I really wish for more when climactic cinematic scores don't have memorable melodies, and I think I committed that sin here because I ran out of time to come up with something that hooked better (writing in 5/4 was a new challenge, kept struggling to make it flow), but at least some of the ambience and swells and a harmony structure that captured the emotion I wanted went down pretty well. Getting a memorable John Williams motif on top it that fits and is reinforced and echoed throughout the composition is my goal the next time I try something like this. This is too much Hans Zimmer style, a style I really don’t prefer personally but was fun and an easier style to try to imitate aspects of.
The little atonal zingy things in the background that sometimes are on key and sometimes are atonal (both chromatic and whole tone) are heavily inspired by the classic Zelda games which feature a lot of atonal harmony, especially in the dungeon explorations.

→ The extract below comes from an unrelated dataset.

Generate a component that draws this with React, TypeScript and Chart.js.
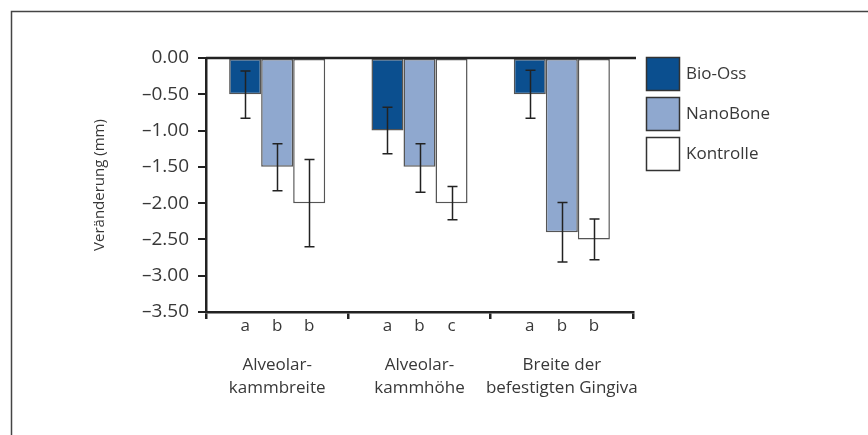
import React, { useEffect, useRef } from "react";
import { Chart, registerables } from "chart.js";

Chart.register(...registerables);

const categories: string[][] = [
  ["Alveolar-", "kammbreite"],
  ["Alveolar-", "kammhöhe"],
  ["Breite der", "befestigten Gingiva"],
];
const seriesNames = ["Bio-Oss", "NanoBone", "Kontrolle"];
const bioOss = [-0.5, -1.0, -0.5];
const nanoBone = [-1.5, -1.5, -2.4];
const kontrolle = [-2.0, -2.0, -2.5];
// error bar ends (values)
const bioOssErrTop = [-0.18, -0.68, -0.17];
const bioOssErrBottom = [-0.83, -1.32, -0.83];
const nanoBoneErrTop = [-1.18, -1.18, -1.99];
const nanoBoneErrBottom = [-1.83, -1.85, -2.81];
const kontrolleErrTop = [-1.4, -1.77, -2.22];
const kontrolleErrBottom = [-2.6, -2.23, -2.78];
const bioOssLetters = ["a", "a", "a"];
const nanoBoneLetters = ["b", "b", "b"];
const kontrolleLetters = ["b", "c", "b"];
const yTicksMin = -3.5;
const yTicksMax = 0;
const yStep = 0.5;

const FONT = "'Open Sans', sans-serif";
const TEXT = "#383838";
const colors = ["#0b4f8f", "#8fa8cf", "#ffffff"];

export default function App() {
  const ref = useRef<HTMLCanvasElement>(null);
  useEffect(() => {
    document.body.style.margin = "0";
    const errTops = [bioOssErrTop, nanoBoneErrTop, kontrolleErrTop];
    const errBottoms = [bioOssErrBottom, nanoBoneErrBottom, kontrolleErrBottom];
    const letters = [bioOssLetters, nanoBoneLetters, kontrolleLetters];

    const custom = {
      id: "custom",
      beforeDraw(chart: any) {
        const ctx = chart.ctx;
        ctx.save();
        ctx.strokeStyle = "#444";
        ctx.lineWidth = 1.5;
        ctx.beginPath();
        ctx.moveTo(11.5, 440);
        ctx.lineTo(11.5, 11.5);
        ctx.lineTo(870, 11.5);
        ctx.stroke();
        ctx.restore();
      },
      afterDatasetsDraw(chart: any) {
        const ctx = chart.ctx;
        const y = chart.scales.y;
        const area = chart.chartArea;
        ctx.save();
        // error bars
        ctx.strokeStyle = "#222";
        ctx.lineWidth = 1.5;
        for (let d = 0; d < 3; d++) {
          const meta = chart.getDatasetMeta(d);
          meta.data.forEach((bar: any, i: number) => {
            const x = Math.round(bar.x) + 0.5;
            const y1 = y.getPixelForValue(errTops[d][i]);
            const y2 = y.getPixelForValue(errBottoms[d][i]);
            ctx.beginPath();
            ctx.moveTo(x, y1);
            ctx.lineTo(x, y2);
            ctx.moveTo(x - 5, y1);
            ctx.lineTo(x + 5, y1);
            ctx.moveTo(x - 5, y2);
            ctx.lineTo(x + 5, y2);
            ctx.stroke();
          });
        }
        // zero line
        const y0 = y.getPixelForValue(0);
        ctx.strokeStyle = "#222";
        ctx.lineWidth = 2.5;
        ctx.beginPath();
        ctx.moveTo(area.left, y0);
        ctx.lineTo(area.right + 3, y0);
        ctx.stroke();
        // letters
        ctx.fillStyle = TEXT;
        ctx.font = `17px ${FONT}`;
        ctx.textAlign = "center";
        ctx.textBaseline = "middle";
        for (let d = 0; d < 3; d++) {
          const meta = chart.getDatasetMeta(d);
          meta.data.forEach((bar: any, i: number) => {
            ctx.fillText(letters[d][i], bar.x, area.bottom + 14);
          });
        }
        // legend
        const bx = 646;
        const by = [57, 97, 137];
        const size = 33;
        ctx.textAlign = "left";
        chart.data.datasets.forEach((ds: any, i: number) => {
          ctx.fillStyle = ds.backgroundColor;
          ctx.fillRect(bx, by[i], size, size);
          ctx.strokeStyle = "#333";
          ctx.lineWidth = 1.5;
          ctx.strokeRect(bx + 0.5, by[i] + 0.5, size, size);
          ctx.fillStyle = TEXT;
          ctx.font = `17px ${FONT}`;
          ctx.fillText(ds.label, 686, by[i] + size / 2 + 1);
        });
        ctx.restore();
      },
    };

    const chart = new Chart(ref.current!, {
      type: "bar",
      data: {
        labels: categories,
        datasets: [bioOss, nanoBone, kontrolle].map((vals, i) => ({
          label: seriesNames[i],
          data: vals,
          backgroundColor: colors[i],
          borderColor: "#555",
          borderWidth: 1.5,
          borderSkipped: false,
          categoryPercentage: 0.675,
          barPercentage: 1.0,
        })),
      },
      options: {
        responsive: false,
        animation: false,
        layout: { padding: { left: 90, right: 235, top: 58, bottom: 0 } },
        plugins: {
          legend: { display: false },
          tooltip: { enabled: false },
        },
        scales: {
          x: {
            afterFit: (s: any) => {
              s.height = 123;
            },
            grid: {
              offset: true,
              drawOnChartArea: false,
              tickLength: 7,
              tickColor: "#222",
              lineWidth: 2.5,
            },
            border: { color: "#222", width: 2.5 },
            ticks: {
              color: TEXT,
              font: { family: FONT, size: 17, lineHeight: 1.35 },
              padding: 35,
              maxRotation: 0,
              autoSkip: false,
            },
          },
          y: {
            min: yTicksMin,
            max: yTicksMax,
            afterFit: (s: any) => {
              s.width = 116;
            },
            grid: {
              drawOnChartArea: false,
              tickLength: 8,
              tickColor: "#222",
              lineWidth: 2,
            },
            border: { color: "#222", width: 2.5 },
            ticks: {
              stepSize: yStep,
              color: TEXT,
              font: { family: FONT, size: 19 },
              padding: 9,
              callback: (v: any) => {
                const n = Number(v);
                return n === 0 ? "0.00" : "–" + Math.abs(n).toFixed(2);
              },
            },
            title: {
              display: true,
              text: "Veränderung (mm)",
              color: TEXT,
              font: { family: FONT, size: 15 },
              padding: { top: 1, bottom: 0 },
            },
          },
        },
      },
      plugins: [custom],
    });
    return () => chart.destroy();
  }, []);
  return <canvas ref={ref} width={868} height={435} style={{ display: "block" }} />;
}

One thing that’s simple but I’m still really proud of here is there’s a very linear point of interest that’s bouncing around between the different instruments, so you get to hear the best of each instrument before it gets out of the way for the best of the next instrument. I rescored the arrangement a number of times because it was too busy and it wasn’t really working to do harmonies with this instrumentation, and I’m pretty satisfied with where it landed where at one moment it’s a flick in the flute pitch that’s interesting, the next moment it’s polyrhythm in the snare that plays off what the flute just did, next it’s a tubular bell with a new huge verb, and so on. The progression is dead simple, apart from being unusual and in an odd meter, but the arrangement of the parts and texture to my ears is my strongest yet. The lack of repetitiveness may also be biasing me since I listened to it so many times re-working the structure which created a repetitiveness for me that doesn’t exist for the listener of the final track.
I realized after listening more carefully that some of the drum samples have abrupt silence after killing them early before the full sample is done which gives an unpleasant abruptness if listening for it. I am not sure how to resolve but maybe I need to tweak the release in the sampler next time and/or use a better sampler player / not cut off samples midway / use a different sample.
Overall I wanted to invoke a sense of mystery, exploration, weirdness, and unseen danger that opens up into understanding yet still with danger in the air.